Prediction of reaction kinetics for CL-20 and host–guest crystals under high temperature and pressure using neuroevolution potential

The energetic host–guest approach has been successfully applied to design various novel crystal structures. A neuroevolution potential was proposed to predict the reactive kinetics of CL-20 crystals under high temperature and pressure. In this study, molecular dynamics simulations were conducted to investigate the shock compression and thermal decomposition behaviors. During the shock compression process, temperature monitoring revealed the transition of the crystal from the unreacted Hugoniot state to the reacted Hugoniot state, which occurred after the decomposition of CL-20 molecules.

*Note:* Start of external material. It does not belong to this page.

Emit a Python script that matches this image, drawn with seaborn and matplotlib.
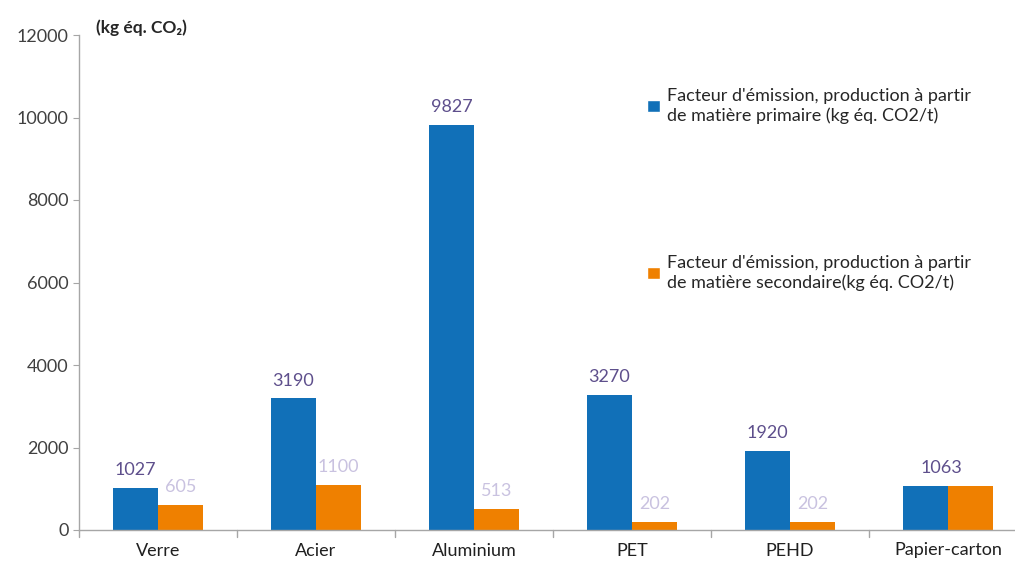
import pandas as pd
import seaborn as sns
import matplotlib.pyplot as plt
from matplotlib.patches import Patch

# Data
materials = ['Verre', 'Acier', 'Aluminium', 'PET', 'PEHD', 'Papier-carton']
primaire = [1027, 3190, 9827, 3270, 1920, 1063]
secondaire = [605, 1100, 513, 202, 202, 1063]
series = ["Facteur d'émission, production à partir\nde matière primaire (kg éq. CO2/t)",
          "Facteur d'émission, production à partir\nde matière secondaire(kg éq. CO2/t)"]
colors = ['#1170b8', '#ef8000']
label_colors = ['#5e4f8c', '#c9c2e0']

df = pd.DataFrame({
    'materiau': materials * 2,
    'valeur': primaire + secondaire,
    'serie': [series[0]] * len(materials) + [series[1]] * len(materials),
})

sns.set_style('white')
plt.rcParams['font.family'] = ['Lato', 'DejaVu Sans']

fig = plt.figure(figsize=(10.15, 5.65), dpi=100)
ax = fig.add_axes([79 / 1015, 35 / 565, 948 / 1015, 495 / 565])

sns.barplot(data=df, x='materiau', y='valeur', hue='serie', palette=colors,
            width=0.57, saturation=1, linewidth=0, ax=ax, legend=False)

ax.set_ylim(0, 12000)
ax.set_yticks(range(0, 12001, 2000))
ax.set_xlabel('')
ax.set_ylabel('')
ax.tick_params(axis='y', labelsize=13, length=4, direction='out', left=True, color='#a6a6a6')
ax.tick_params(axis='x', labelsize=13, length=0, pad=9)
for lbl in ax.get_yticklabels():
    lbl.set_color('#404040')
for lbl in ax.get_xticklabels():
    lbl.set_color('#202020')
for s in ['top', 'right']:
    ax.spines[s].set_visible(False)
for s in ['left', 'bottom']:
    ax.spines[s].set_color('#a6a6a6')
    ax.spines[s].set_linewidth(1)

# category separators on x axis
for i in range(len(materials) + 1):
    ax.plot([i - 0.5, i - 0.5], [0, -180], color='#a6a6a6', lw=1, clip_on=False)
ax.set_xlim(-0.5, len(materials) - 0.5)

# value labels
blue_bars, orange_bars = ax.containers[0], ax.containers[1]
blue_labels = [str(v) for v in primaire]
blue_labels[-1] = ''
ax.bar_label(blue_bars, labels=blue_labels, padding=7, fontsize=13, color=label_colors[0])
orange_labels = [str(v) for v in secondaire]
orange_labels[-1] = ''
ax.bar_label(orange_bars, labels=orange_labels, padding=7, fontsize=13, color=label_colors[1])
# Papier-carton : une seule étiquette
last = blue_bars.patches[-1]
ax.annotate(str(primaire[-1]), (last.get_x() + last.get_width() * 0.85, last.get_height()),
            xytext=(0, 7), textcoords='offset points', ha='center', va='bottom',
            fontsize=13, color=label_colors[0])

fig.text(96 / 1015, 1 - 28 / 565, '(kg éq. CO₂)', fontsize=12.5, fontweight='bold',
         color='#262626', va='center', ha='left')

handles = [Patch(facecolor=c) for c in colors]
fig.legend(handles, series, loc='upper left', bbox_to_anchor=(631 / 1015, 1 - 72 / 565),
           frameon=False, fontsize=13, labelspacing=7.3, handlelength=0.7, handleheight=0.7,
           handletextpad=0.4, labelcolor='#262626')

fig.savefig('out.png', dpi=100)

The temperature rise in the reacted state followed the order: N2O > CO2 > H2O2 > NCCH3 > β > α > γ > ε. These indicate that guest molecules facilitate the reaction under shock conditions. During the thermal decomposition process, monitoring the potential energy evolution showed that the initial decomposition of CL-20 molecules is an endothermic reaction, primarily producing NO2. As the temperature increased, NO2 was further consumed, and CL-20 underwent a ring-opening reaction, primarily generating CO2. NCCH3 and H2O2 molecules were consumed during the endothermic process, showing the largest and smallest potential energy changes, respectively. N2O molecules were consumed during the formation of final products, while CO2 and H2O were the final products and were not consumed. The activation energy ranking of the reactions was ε > β > γ > NCCH3 > N2O > CO2 > α > H2O2. These results provide an atomic-level perspective for controlling the detonation performance of energetic materials under high temperature and pressure.